See BACKEND.md §1 for full design.


Phase 7 — Whole-Program Passes (Compiler only)

Specialization / monomorphization, effect-based specialization, Layer 1–3 fusion, derived DAG construction, and kernel selection. All run over Core IR before C emission.

See BACKEND.md §2 for full design.


Phase 8 — ANF / Closure Conversion (Compiler only)

ANF puts Core into administrative normal form; closure conversion converts lambdas to explicit closure records. Both are required before C emission.

See BACKEND.md §4 for full design.


Phase 9 — C Emission (Compiler only)

Emits C for control flow, closures, and effect handlers. Hot array primitives are not emitted as C loops — kernel selection (Phase 6) has already matched fused sequences to hand-written kernels; the emitted C calls into them directly.

See BACKEND.md §5 for full design.


Primitive Kernel Library

Hand-written, SIMD-optimized kernels for the most frequent fused operation patterns. The ground truth for performance.

See BACKEND.md §6 for full design.


QCheck Harness

Generates well-typed Core IR programs and checks that treewalk and compiler agree on all outputs. The correctness guarantee for every backend optimization.

The Core IR generator is the first deliverable: a QCheck Gen that produces arbitrary well-typed Core IR programs. This is independent of the parser and can be built as soon as the treewalk is stable. It provides much broader coverage of the evaluator than hand-written tests and is a prerequisite for the treewalk-vs-compiler differential testing that validates every subsequent optimization pass.

See BACKEND.md §7 for full design.


REPL

The REPL plugs in after Core Lowering and runs on the treewalk interpreter. Each expression is parsed and type-checked in the context of the accumulated session state, lowered to Core IR, and interpreted directly. No fusion, no kernel selection, no C emission. This gives a correct, low-latency REPL for free once the treewalk exists.
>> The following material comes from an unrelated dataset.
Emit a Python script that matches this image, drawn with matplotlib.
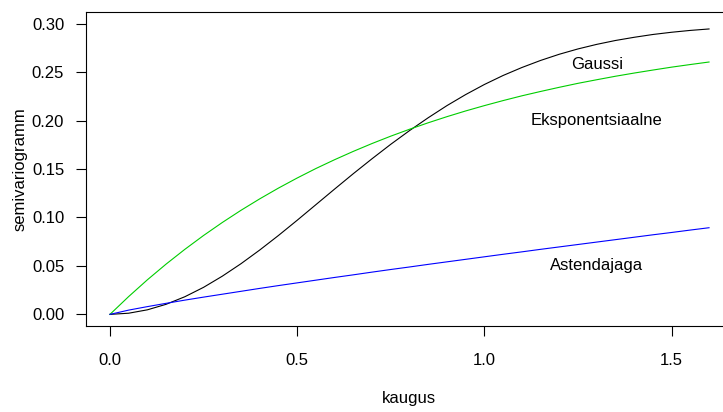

Large array computations will be slow — the performance gap relative to the compiled backend is expected and acceptable for interactive use.

The REPL requires incremental type checker state: a persistent typing environment that accumulates definitions, hooks, and trait implementations across expressions without re-checking prior entries from scratch. Each REPL expression extends the environment; bindings introduced at the prompt are visible to subsequent expressions. This is the same requirement as an LSP server doing incremental checking on keystroke, so the incremental state machinery is shared between both.

The incremental type checker state is worth designing carefully from the start:

A later REPL mode can compile expressions through the full pipeline and load the resulting code natively, closing the performance gap for large array workloads. The incremental type checker state is reused unchanged for this mode.


Later


Implementation Order

Build bottom-up: Core IR is the QCheck boundary between the treewalk and compiler backends, and the type checker’s primary job is producing it. Designing Core first prevents frontend/backend mismatches and gives an early correctness oracle.